Pasamos entonces de gobiernos de militares, Calles, Portes Gil, Ortiz Rubio, Abelardo L. Rodríguez, Cárdenas, Ávila Camacho, hasta pasar a los civiles con Miguel Alemán, y así funcionó hasta que hubo un primer presidente que decidió que la patria estaría mejor con alguno de sus amigos.
Luis Echeverría designó a su camarada José López Portillo, no sin algún asomo de responsabilidad pues por primera vez un secretario de Hacienda se elevaba a la Presidencia de la República en un entorno económico nacional ya muy comprometido, el que no supo sortear ni con la abundancia de la riqueza petrolera de ese tiempo.
Este a su vez, responsablemente eligió a Miguel de La Madrid, otro candidato surgido de las áreas técnicas del gobierno, no de las políticas, pensando precisamente que el principal problema del país era el económico y en ese entorno se condujo con austeridad y en la desgracia del temblor de 1985 que vino a prolongar la duración de la crisis.
Miguel de la Madrid, a su vez, consciente de que la economía seguía siendo el principal problema, se decide por Carlos Salinas de Gortari, otro técnico que logró parar el proceso inflacionario y encaminó al país por los senderos de la globalización económica.
La desgracia o el complot evitaron que transmitiera Salinas el poder a su amigo Luis Donaldo Colosio y tuvo que entregarlo a Ernesto Zedillo que sin ser su amigo tenía la formación para continuar con la ruta de integración del país al contexto internacional.

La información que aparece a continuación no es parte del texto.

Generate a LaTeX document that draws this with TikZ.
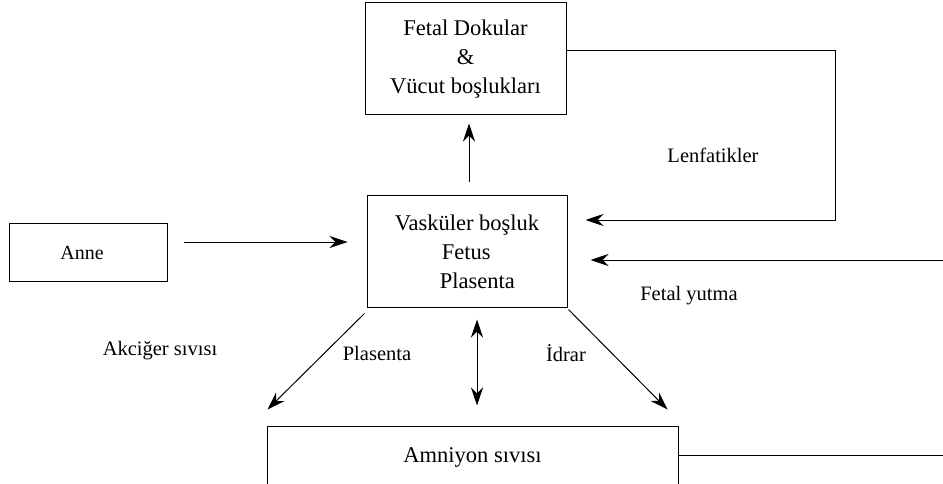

Zedillo, con un país más estable económicamente, después de la crisis del 94-95, consciente de que la situación política tenía suficiente presión sobre el sistema de partido único y hegemónico, libera y “abandona” a su suerte a su posible sucesor, aun cuando siguió la liturgia partidista, y se viene la primera transición en el poder presidencial en forma democrática y libre.
Más allá del juicio que cada uno de estos presidentes nos pueda merecer, es de destacar que todos, ante la decisión tuvieron que optar por el mejor perfil, el más aceptable para los poderes fácticos, el más capaz de concertar las voluntades de una sociedad plural como la nuestra para seguir creciendo con estabilidad y paz.
Incluyendo a Zedillo, ningún presidente ha podido heredar el poder a alguno de sus amigos. Calderón le arrebató a Vicente Fox la candidatura y Enrique Peña Nieto rescató para el PRI el poder presidencial para perderlo por la corrupción, la incuria y por la priorización de la macroeconomía que dotó al país de los más grandes fondos de reserva, estabilizó las finanzas y nos vacunó contra las crisis, pero descuidó la política y economía internas, se rodeó de amigos y dejó crecer a quien le habría de arrebatar la presidencia aún antes de que terminara su periodo.
Hoy, quien saltó al poder señalando con acierto lo que estaba mal, no ha atinado a componerlo. Ninguna de las grandes necesidades presentes en su diagnóstico ha sido atendida con acierto y los indicadores económicos, de pobreza, de salud, educación, seguridad y justicia empeoran sin políticas eficaces, y sí hay una gran diferencia con los gobiernos anteriores.
El pretende dejar sucesor, como se usaba antes de la transición democrática, y no lo está haciendo con la responsabilidad de aquellos, sino con criterios que privilegian la lealtad antes que la capacidad, que anteponen su interés personal de pasar a la historia como artífice de un cambio inexistente y para ello pretende imponer a un incondicional.
No importan formas ni leyes, el asalto a la democracia acepta hasta trampas legislativas para saltarse la Constitución e imponer su proyecto de nación, cualquiera que este sea. No podemos permitir que se destruya el sistema electoral vigente para que la obsesión presidencial se realice, esa será nuestra responsabilidad y de la Suprema Corte de Justicia para atajar lo que la irresponsabilidad presidencial pretende.
La forma en que se intenta resolver la sucesión no es la restauración de prácticas anteriores, es la instauración de algo que suena a maximato, cuando no de una dictadura.